The school wouldn’t even exist, if the teachers hadn’t been able to round up ten students—the minimum requirement for government approval. But that does not mean that the state contributes anything to the school’s upkeep. Yet, the government still has the power to close down the school. And that threat of closure (manifested in Mister Samadikun, the school inspector) always hangs over the ten students and their dedicated teachers. Samadikun “was extremely irked by our school…. He was personally responsible for making sure we took our exams at another school because they considered our school incapable of administering its own examinations. He was also unhappy with us because we didn’t have any awards.”
What Muhammadiyah Elementary does have besides its two thoroughly altruistic teachers is several brilliant students, diamonds in the rough, who overcome enormous obstacles to attend the school, have unlimited respect for one another, and an unbounding capacity to learn. Ikal states of all of them: “We were hopelessly in love with our school.” There’s Lintang, for example, the son of an illiterate fisherman, who bicycles 80 kilometers each day, to and from school. He has to get up four AM in order to get to the school. In one of the most moving scenes in the novel when Lintang’s bicycle wears out and it looks as if he will have to stop attending classes, his mother gives him her wedding ring—the only possession the family has—to pawn in order have his bicycle refurbished. “Lintang wouldn’t let go of the ring. The gold dealer had to pry his fingers open one by one to take it. When Lintang finally let go, he let his tears go as well.” Eventually, he will prove himself to be the most gifted mathematical student on the entire island, a mathematical genius in fact, well before the students complete their sixth grade at the school.

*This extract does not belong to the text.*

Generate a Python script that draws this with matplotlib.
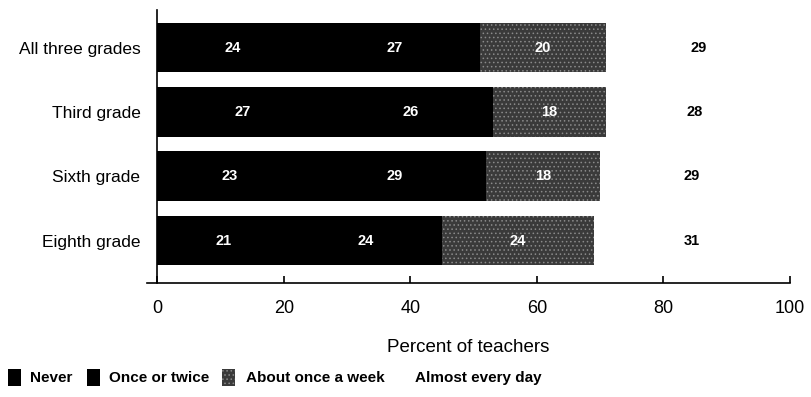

Lintang, Ikal, and the others would be nowhere without the inspiration and the support they receive from Bu Mus, who is only fifteen years old at the beginning of the story. She “had just graduated from SKP (Vocational Girls’ School), which was only equivalent to junior high school.” She had hoped to acquire additional education, but that was not possible, so she decided that she would be a teacher—even if there was no payment for her work. It is Bu Mus, along with the support of the much older teacher, Pak Harfan, who stands up to the school inspector and eventually fights the local government which intends to move Muhammadiyah Elementary school because it sits on top of land rich in tin.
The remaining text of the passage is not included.